STATED TASK => Copy each line of the material below that includes the string "matplotlib".

* Start RECORDS TO PROCESS *

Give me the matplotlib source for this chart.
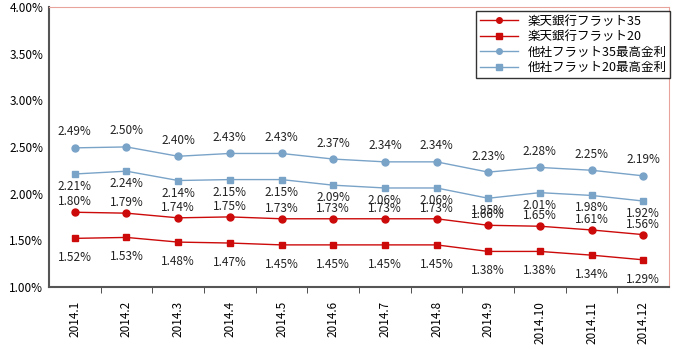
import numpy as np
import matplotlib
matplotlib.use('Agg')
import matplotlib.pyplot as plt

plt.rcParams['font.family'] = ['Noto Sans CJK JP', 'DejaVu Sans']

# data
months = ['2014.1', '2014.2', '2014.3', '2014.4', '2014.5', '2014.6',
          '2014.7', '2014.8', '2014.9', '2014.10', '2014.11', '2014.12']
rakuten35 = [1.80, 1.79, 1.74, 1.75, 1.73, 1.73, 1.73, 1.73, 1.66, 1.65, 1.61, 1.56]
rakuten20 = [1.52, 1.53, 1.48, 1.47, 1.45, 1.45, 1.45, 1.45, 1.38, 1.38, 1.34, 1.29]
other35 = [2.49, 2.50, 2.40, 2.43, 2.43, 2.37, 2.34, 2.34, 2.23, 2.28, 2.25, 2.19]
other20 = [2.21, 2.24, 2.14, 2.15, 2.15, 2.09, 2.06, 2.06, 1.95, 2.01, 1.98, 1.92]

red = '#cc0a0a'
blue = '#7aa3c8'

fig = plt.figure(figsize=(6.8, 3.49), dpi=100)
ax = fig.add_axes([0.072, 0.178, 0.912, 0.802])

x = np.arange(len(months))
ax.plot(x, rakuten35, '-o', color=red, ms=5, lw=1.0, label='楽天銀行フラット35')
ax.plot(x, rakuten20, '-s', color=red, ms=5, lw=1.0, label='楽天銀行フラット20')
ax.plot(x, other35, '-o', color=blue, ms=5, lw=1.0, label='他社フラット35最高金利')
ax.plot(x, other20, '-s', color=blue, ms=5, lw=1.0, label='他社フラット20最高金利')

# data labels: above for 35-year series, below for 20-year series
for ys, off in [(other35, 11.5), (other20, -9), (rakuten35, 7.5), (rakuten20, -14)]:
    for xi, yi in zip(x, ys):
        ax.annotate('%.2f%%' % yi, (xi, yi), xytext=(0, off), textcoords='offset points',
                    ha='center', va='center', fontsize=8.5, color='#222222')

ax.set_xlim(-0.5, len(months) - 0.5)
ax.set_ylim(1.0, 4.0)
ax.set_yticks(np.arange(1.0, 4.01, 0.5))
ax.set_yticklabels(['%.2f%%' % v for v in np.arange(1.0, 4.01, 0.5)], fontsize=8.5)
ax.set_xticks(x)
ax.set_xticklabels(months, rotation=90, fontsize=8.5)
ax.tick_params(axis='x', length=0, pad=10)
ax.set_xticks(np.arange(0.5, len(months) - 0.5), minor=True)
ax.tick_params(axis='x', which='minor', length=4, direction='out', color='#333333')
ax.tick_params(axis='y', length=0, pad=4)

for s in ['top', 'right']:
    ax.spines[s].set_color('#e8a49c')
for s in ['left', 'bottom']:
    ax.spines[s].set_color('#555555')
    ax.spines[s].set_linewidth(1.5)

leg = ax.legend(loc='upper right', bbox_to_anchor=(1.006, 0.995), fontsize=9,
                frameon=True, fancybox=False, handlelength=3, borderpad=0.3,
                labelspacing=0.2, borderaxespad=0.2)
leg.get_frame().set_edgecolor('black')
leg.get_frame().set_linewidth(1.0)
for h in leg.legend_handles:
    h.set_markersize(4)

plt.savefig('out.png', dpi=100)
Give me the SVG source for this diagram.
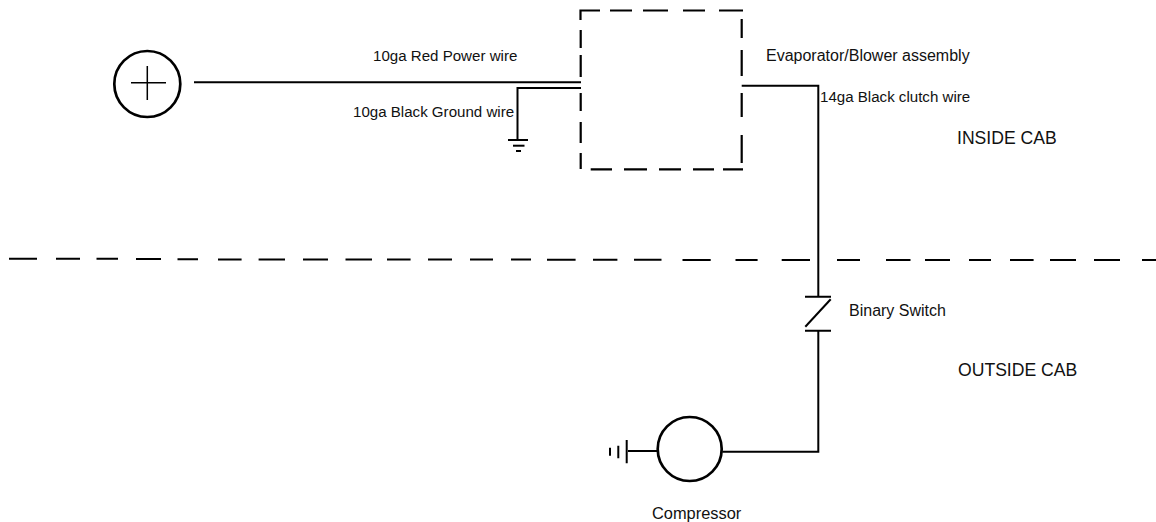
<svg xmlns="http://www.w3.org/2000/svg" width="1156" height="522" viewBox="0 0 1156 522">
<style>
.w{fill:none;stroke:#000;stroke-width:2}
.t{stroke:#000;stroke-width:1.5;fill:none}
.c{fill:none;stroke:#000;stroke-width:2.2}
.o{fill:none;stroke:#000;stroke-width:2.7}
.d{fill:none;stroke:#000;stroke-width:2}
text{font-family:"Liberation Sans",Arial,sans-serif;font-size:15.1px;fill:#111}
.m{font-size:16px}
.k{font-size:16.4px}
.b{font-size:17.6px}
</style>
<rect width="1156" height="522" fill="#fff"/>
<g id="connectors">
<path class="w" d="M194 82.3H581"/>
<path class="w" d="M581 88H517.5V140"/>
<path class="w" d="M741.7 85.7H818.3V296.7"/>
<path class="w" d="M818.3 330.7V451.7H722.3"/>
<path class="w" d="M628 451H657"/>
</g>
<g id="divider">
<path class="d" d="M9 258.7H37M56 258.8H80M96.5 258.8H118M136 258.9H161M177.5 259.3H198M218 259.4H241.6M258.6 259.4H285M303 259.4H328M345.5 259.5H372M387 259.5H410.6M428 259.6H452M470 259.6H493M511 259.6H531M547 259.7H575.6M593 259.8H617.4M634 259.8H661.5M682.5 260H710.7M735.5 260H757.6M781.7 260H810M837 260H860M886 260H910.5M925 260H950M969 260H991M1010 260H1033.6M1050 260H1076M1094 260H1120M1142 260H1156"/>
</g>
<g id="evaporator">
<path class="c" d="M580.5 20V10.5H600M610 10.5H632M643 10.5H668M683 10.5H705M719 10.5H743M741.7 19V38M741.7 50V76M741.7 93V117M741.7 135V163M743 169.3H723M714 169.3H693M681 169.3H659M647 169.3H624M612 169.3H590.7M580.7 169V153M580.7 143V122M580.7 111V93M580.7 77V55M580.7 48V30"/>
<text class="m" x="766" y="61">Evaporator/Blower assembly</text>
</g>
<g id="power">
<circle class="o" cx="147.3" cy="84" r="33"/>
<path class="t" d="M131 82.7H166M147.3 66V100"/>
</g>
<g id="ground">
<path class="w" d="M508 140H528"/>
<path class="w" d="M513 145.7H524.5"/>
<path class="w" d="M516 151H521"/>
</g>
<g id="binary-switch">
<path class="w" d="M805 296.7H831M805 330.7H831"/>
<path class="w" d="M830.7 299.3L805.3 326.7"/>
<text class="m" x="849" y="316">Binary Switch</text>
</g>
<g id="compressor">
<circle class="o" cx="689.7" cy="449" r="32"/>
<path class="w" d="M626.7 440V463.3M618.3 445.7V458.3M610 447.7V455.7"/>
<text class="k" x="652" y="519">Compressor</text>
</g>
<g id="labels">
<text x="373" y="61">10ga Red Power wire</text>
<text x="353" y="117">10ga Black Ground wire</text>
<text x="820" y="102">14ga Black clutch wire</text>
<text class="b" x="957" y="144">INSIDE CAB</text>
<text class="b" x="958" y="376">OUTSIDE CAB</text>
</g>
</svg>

* End RECORDS TO PROCESS *

FINISHED EXERCISE =>
Give me the matplotlib source for this chart.
import matplotlib
matplotlib.use('Agg')
import matplotlib.pyplot as plt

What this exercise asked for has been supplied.